→ Dataset excerpt
BEGIN

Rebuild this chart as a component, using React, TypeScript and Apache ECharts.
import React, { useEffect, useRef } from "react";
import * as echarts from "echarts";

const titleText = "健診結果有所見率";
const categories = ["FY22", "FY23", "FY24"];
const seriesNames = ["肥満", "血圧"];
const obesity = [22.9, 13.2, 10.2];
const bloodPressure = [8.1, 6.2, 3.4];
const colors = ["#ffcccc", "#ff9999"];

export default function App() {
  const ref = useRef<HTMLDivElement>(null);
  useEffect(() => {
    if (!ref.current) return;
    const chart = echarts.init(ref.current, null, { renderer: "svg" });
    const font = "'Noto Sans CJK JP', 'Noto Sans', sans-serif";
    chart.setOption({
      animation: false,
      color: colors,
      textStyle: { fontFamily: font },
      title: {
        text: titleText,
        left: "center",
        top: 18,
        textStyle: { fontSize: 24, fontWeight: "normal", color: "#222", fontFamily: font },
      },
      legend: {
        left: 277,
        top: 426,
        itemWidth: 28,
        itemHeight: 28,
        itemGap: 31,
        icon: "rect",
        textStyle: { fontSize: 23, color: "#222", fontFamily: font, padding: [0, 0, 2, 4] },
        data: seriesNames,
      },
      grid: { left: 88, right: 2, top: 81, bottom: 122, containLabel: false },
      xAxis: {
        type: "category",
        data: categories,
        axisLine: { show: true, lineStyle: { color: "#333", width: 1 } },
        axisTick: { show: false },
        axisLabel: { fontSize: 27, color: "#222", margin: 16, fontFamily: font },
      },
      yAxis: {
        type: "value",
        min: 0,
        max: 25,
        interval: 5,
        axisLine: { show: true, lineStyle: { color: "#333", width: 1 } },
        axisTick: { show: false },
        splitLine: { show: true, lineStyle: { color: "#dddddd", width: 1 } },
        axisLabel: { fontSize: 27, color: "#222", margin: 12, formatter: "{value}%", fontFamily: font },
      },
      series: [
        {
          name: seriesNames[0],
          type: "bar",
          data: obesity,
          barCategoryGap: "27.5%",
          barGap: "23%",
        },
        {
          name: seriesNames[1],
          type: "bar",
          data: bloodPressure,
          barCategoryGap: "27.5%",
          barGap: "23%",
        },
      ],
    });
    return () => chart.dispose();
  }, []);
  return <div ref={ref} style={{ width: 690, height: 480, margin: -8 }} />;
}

END

→ Task requirements
All of the data above should be transcribed exactly.

→ The reply
Rebuild this chart as a component, using React, TypeScript and Apache ECharts.
import React, { useEffect, useRef } from "react";
import * as echarts from "echarts";

const titleText = "健診結果有所見率";
const categories = ["FY22", "FY23", "FY24"];
const seriesNames = ["肥満", "血圧"];
const obesity = [22.9, 13.2, 10.2];
const bloodPressure = [8.1, 6.2, 3.4];
const colors = ["#ffcccc", "#ff9999"];

export default function App() {
  const ref = useRef<HTMLDivElement>(null);
  useEffect(() => {
    if (!ref.current) return;
    const chart = echarts.init(ref.current, null, { renderer: "svg" });
    const font = "'Noto Sans CJK JP', 'Noto Sans', sans-serif";
    chart.setOption({
      animation: false,
      color: colors,
      textStyle: { fontFamily: font },
      title: {
        text: titleText,
        left: "center",
        top: 18,
        textStyle: { fontSize: 24, fontWeight: "normal", color: "#222", fontFamily: font },
      },
      legend: {
        left: 277,
        top: 426,
        itemWidth: 28,
        itemHeight: 28,
        itemGap: 31,
        icon: "rect",
        textStyle: { fontSize: 23, color: "#222", fontFamily: font, padding: [0, 0, 2, 4] },
        data: seriesNames,
      },
      grid: { left: 88, right: 2, top: 81, bottom: 122, containLabel: false },
      xAxis: {
        type: "category",
        data: categories,
        axisLine: { show: true, lineStyle: { color: "#333", width: 1 } },
        axisTick: { show: false },
        axisLabel: { fontSize: 27, color: "#222", margin: 16, fontFamily: font },
      },
      yAxis: {
        type: "value",
        min: 0,
        max: 25,
        interval: 5,
        axisLine: { show: true, lineStyle: { color: "#333", width: 1 } },
        axisTick: { show: false },
        splitLine: { show: true, lineStyle: { color: "#dddddd", width: 1 } },
        axisLabel: { fontSize: 27, color: "#222", margin: 12, formatter: "{value}%", fontFamily: font },
      },
      series: [
        {
          name: seriesNames[0],
          type: "bar",
          data: obesity,
          barCategoryGap: "27.5%",
          barGap: "23%",
        },
        {
          name: seriesNames[1],
          type: "bar",
          data: bloodPressure,
          barCategoryGap: "27.5%",
          barGap: "23%",
        },
      ],
    });
    return () => chart.dispose();
  }, []);
  return <div ref={ref} style={{ width: 690, height: 480, margin: -8 }} />;
}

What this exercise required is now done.